If your
garden’s not big enough for a pond, but you’d love a water feature to add some
cool and calm to your outside space, there are plenty of options.
Pools in
pots, sculptures trickling water and wall attachments spouting a stream can all
be easily sorted – but there are some basics you need to consider, says
award-winning landscape and garden designer Helen Elks-Smith.

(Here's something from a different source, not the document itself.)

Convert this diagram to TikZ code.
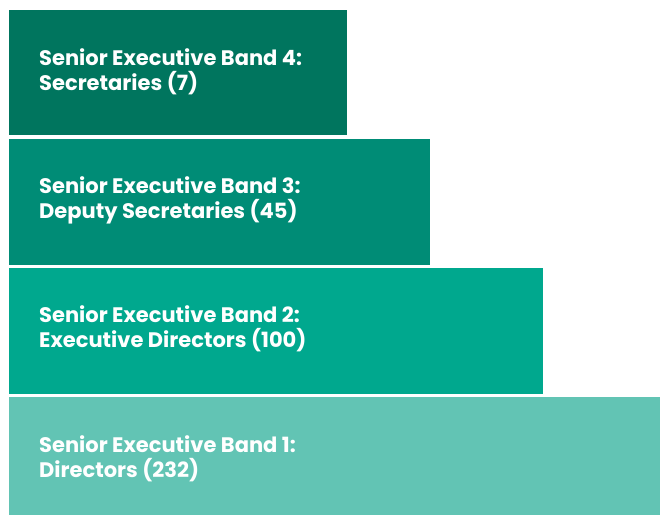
\documentclass[tikz,border=0pt]{standalone}
\usepackage{fontspec}
\setmainfont{Poppins}
\definecolor{bandA}{HTML}{00755E}
\definecolor{bandB}{HTML}{008C76}
\definecolor{bandC}{HTML}{00A88E}
\definecolor{bandD}{HTML}{62C4B4}
\begin{document}
\begin{tikzpicture}[x=1pt,y=-1pt,
  bandlabel/.style={anchor=base west,inner sep=0pt,text=white,align=left,
    font=\fontsize{21}{25}\selectfont\bfseries}]
\useasboundingbox (0,0) rectangle (660,515);
\fill[white] (0,0) rectangle (660,515);
\fill[bandA] (9,10) rectangle (347,135);
\fill[bandB] (9,138.5) rectangle (430,264.5);
\fill[bandC] (9,267.5) rectangle (543,393.5);
\fill[bandD] (9,397) rectangle (660,515);
\node[bandlabel] (l4) at (39,90) {Senior Executive Band 4:\\Secretaries (7)};
\node[bandlabel] (l3) at (39,218) {Senior Executive Band 3:\\Deputy Secretaries (45)};
\node[bandlabel] (l2) at (39,347) {Senior Executive Band 2:\\Executive Directors (100)};
\node[bandlabel] (l1) at (39,477) {Senior Executive Band 1:\\Directors (232)};
\end{tikzpicture}
\end{document}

“You want good surfaces and you want good plants – and if you are time-poor, I’d be cautious about water,” she says for starters.
Pots can
be high maintenance
“The issue
is, if you have a small body of water, it heats up. When water heats up it goes
green,” Elks-Smith warns. “But if you have a small element of water, you can
probably drain it when it goes green, clean the container and fill it back up
again.”
If you
have, for instance, a half barrel lined with pond liner for a water feature,
the frequency with which you’d have to change the water depends on where you
position it.
“Oxygenating
plants can help to keep the water a bit cleaner,” she notes.
“Often it’s
a good idea to have a little shallow area, like a little shelf you can pop
plants onto, which are planted in little baskets. Not a lot of plants which
grow above the water like the water really deep.”
Consider
filters
Elks-Smith
says: “If you have a still bit of water – and they are very popular – you may
have to have a large amount of filters moving the water.
“There are
loads of kits available, which often come with filters or you can buy them from
specialists who will advise you on the type of pump and filter you need.”
For
modern gardens
“Even if
you plant for nature, it doesn’t have to look homespun. You can have something
that’s up-to-the-minute. Nature doesn’t mind.
“Think
about why you want water in the garden,” suggests Elks-Smith. “For some people,
looking at the reflective surface is what matters. They don’t want the water to
be moving, they want it still. Creating a reflective surface is a great way of
bringing the sky down and bounce the light around. Others wouldn’t want water
to be that still.”
Check your
sound
“There are
many different types of sounds associated with moving water. If you have water
falling from a height, you will get a lot of splash and it’s quite busy to look
at and will make a big sound.
“You could
have water falling from the same height at the same rate onto different things,
and it will sound different,” she notes. “If you want a gentle trickle, the
water would be going over a surface as it drops. The classic is water falling
through a rockery, where you’d see it more than you’d hear it.”
Wall-mounted
water features
“There are
kits where you prop it up or build it against a wall, and the water will fall
out of a chute into a body of water,” says Elks-Smith. “The traditional thing
would have been a lion’s head, while a more contemporary version is a steel
chute.
“These
wall-mounted features tend to be slightly noisier, depending on the height and
speed of the water and how wide the chute is. If you want to change the sound
underneath, you can bring something up from the ground for the water to fall
on, such as stones or pebbles.”
Sculpture-led
streams
You can buy
water feature sculptures, typically where a hole has been drilled in it and the
water is pushed up through the hole. Many have hidden reservoirs, where a pump
and filter sits. The reservoir will need topping up and cleaning from time to
time, and Elks-Smith advises you’ll need an outside electrical supply to run
it, installed by a qualified electrician.
Patio
position
“It makes
sense to be able to see and hear your water feature at the same time,” says
Elks-Smith. “And consider that you might still want to see your water feature
in the winter, when you won’t be in the garden but you can see it from your
kitchen sink, or if you are sitting in your lounge. Think which window would
make a good viewing point.”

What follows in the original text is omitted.